The obvious policy is that there should be no policy. There’s a significant arrogance to the idea that these men, who by definition of their positions are out-of-touch with the majority of society, can predict the future as it relates to police brutalizing black and brown bodies. With this policy, there’s a clear belief that the political landscape will maintain status quo when we should all know the ground beneath us is constantly shifting.

At a time when blackness is being celebrated and continuing to be persecuted—and when blackness is persecuted while celebrating—any attempt to muzzle such celebration will be met with resistance. Now the players have mostly worked out the kinks in the Players Coalition, they’ve been emboldened by comments past and future from the certain owners in these private meetings, and they’ve clearly grown a healthy contempt—like so much of this country—for the president. These players are motivated and organized, and, most of all, they now know their collective power.
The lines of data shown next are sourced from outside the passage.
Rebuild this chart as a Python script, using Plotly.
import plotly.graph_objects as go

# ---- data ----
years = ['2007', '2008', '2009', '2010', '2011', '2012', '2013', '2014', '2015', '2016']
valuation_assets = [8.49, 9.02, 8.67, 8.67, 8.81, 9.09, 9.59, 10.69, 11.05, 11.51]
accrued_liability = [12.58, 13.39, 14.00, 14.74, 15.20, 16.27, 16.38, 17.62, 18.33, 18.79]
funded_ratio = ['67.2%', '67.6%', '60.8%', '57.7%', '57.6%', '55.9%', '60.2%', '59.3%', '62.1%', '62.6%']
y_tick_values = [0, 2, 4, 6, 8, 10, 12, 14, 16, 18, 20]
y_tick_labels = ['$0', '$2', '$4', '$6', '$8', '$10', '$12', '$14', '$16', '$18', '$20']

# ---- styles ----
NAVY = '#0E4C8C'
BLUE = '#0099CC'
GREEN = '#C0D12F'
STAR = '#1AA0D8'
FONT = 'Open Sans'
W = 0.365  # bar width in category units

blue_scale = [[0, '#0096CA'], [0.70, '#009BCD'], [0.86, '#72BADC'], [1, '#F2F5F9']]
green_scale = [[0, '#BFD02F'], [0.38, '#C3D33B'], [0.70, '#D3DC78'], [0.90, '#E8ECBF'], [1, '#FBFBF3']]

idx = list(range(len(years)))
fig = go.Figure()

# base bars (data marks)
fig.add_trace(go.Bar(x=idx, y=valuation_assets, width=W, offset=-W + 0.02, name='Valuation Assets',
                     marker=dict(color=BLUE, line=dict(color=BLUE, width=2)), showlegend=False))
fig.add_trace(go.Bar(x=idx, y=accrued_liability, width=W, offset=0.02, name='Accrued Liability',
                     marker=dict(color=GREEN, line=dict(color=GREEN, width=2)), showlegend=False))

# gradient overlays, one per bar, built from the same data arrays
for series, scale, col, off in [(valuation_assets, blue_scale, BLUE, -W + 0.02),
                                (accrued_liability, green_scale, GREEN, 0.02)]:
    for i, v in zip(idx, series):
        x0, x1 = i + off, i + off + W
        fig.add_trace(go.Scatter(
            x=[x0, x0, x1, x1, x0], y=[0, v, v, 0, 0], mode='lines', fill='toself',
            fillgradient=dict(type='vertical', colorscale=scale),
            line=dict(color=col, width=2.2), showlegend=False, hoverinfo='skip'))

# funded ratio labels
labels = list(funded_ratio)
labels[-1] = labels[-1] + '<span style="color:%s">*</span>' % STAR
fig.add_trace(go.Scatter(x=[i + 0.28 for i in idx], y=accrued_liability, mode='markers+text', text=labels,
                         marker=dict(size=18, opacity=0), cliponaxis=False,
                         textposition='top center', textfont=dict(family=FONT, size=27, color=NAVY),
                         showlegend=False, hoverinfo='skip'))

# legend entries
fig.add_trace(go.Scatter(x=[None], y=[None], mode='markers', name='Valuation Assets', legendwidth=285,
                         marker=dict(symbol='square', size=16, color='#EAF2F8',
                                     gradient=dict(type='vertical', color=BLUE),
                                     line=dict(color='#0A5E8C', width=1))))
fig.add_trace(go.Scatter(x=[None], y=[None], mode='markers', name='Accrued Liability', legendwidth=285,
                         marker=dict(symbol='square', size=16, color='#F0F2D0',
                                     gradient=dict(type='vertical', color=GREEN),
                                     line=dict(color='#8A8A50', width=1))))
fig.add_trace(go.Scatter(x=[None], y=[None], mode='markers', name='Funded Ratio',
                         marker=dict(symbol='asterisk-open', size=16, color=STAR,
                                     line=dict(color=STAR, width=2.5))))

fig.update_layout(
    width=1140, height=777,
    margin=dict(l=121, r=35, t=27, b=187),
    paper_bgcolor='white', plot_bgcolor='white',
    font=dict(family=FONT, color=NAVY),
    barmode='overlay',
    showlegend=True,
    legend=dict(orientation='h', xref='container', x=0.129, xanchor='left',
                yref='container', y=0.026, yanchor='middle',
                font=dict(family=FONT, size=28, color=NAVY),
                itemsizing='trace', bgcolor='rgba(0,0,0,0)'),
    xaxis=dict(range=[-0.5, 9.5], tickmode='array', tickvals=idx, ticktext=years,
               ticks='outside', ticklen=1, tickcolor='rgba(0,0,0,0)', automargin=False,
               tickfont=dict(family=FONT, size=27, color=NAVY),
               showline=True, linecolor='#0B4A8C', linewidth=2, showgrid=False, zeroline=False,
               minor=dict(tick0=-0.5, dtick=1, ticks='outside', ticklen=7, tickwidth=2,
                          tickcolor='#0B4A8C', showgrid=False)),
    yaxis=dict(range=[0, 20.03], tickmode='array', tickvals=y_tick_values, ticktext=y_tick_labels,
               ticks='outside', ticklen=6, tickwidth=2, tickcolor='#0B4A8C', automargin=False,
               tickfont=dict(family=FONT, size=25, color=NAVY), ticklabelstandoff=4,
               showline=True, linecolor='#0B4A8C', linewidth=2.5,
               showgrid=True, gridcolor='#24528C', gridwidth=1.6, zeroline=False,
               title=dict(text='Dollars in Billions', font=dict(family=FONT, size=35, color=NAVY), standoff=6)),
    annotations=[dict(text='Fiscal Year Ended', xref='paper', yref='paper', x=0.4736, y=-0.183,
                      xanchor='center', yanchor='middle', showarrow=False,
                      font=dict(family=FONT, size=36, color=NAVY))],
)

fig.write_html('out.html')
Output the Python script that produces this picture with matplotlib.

This remarkable arrogance from these owners that they can hold their black players in check is matched only by the incredible ignorance from the same owners that these young, rich (mostly) black men will acquiesce to what was decided in Atlanta.

Every so often a commercial is aired, an identifier is published, a promposal goes wrong, a company’s insensitive tagline is stamped with approval where I remark to myself “if only they had consulted one black person.” I’m not convinced that one single black man or woman could have saved the 32 owners from this miserable policy. These men and women were determined to come up with a bad idea by hell or high water.

But this policy clearly shows that, once again in America, there wasn’t a black person in the room.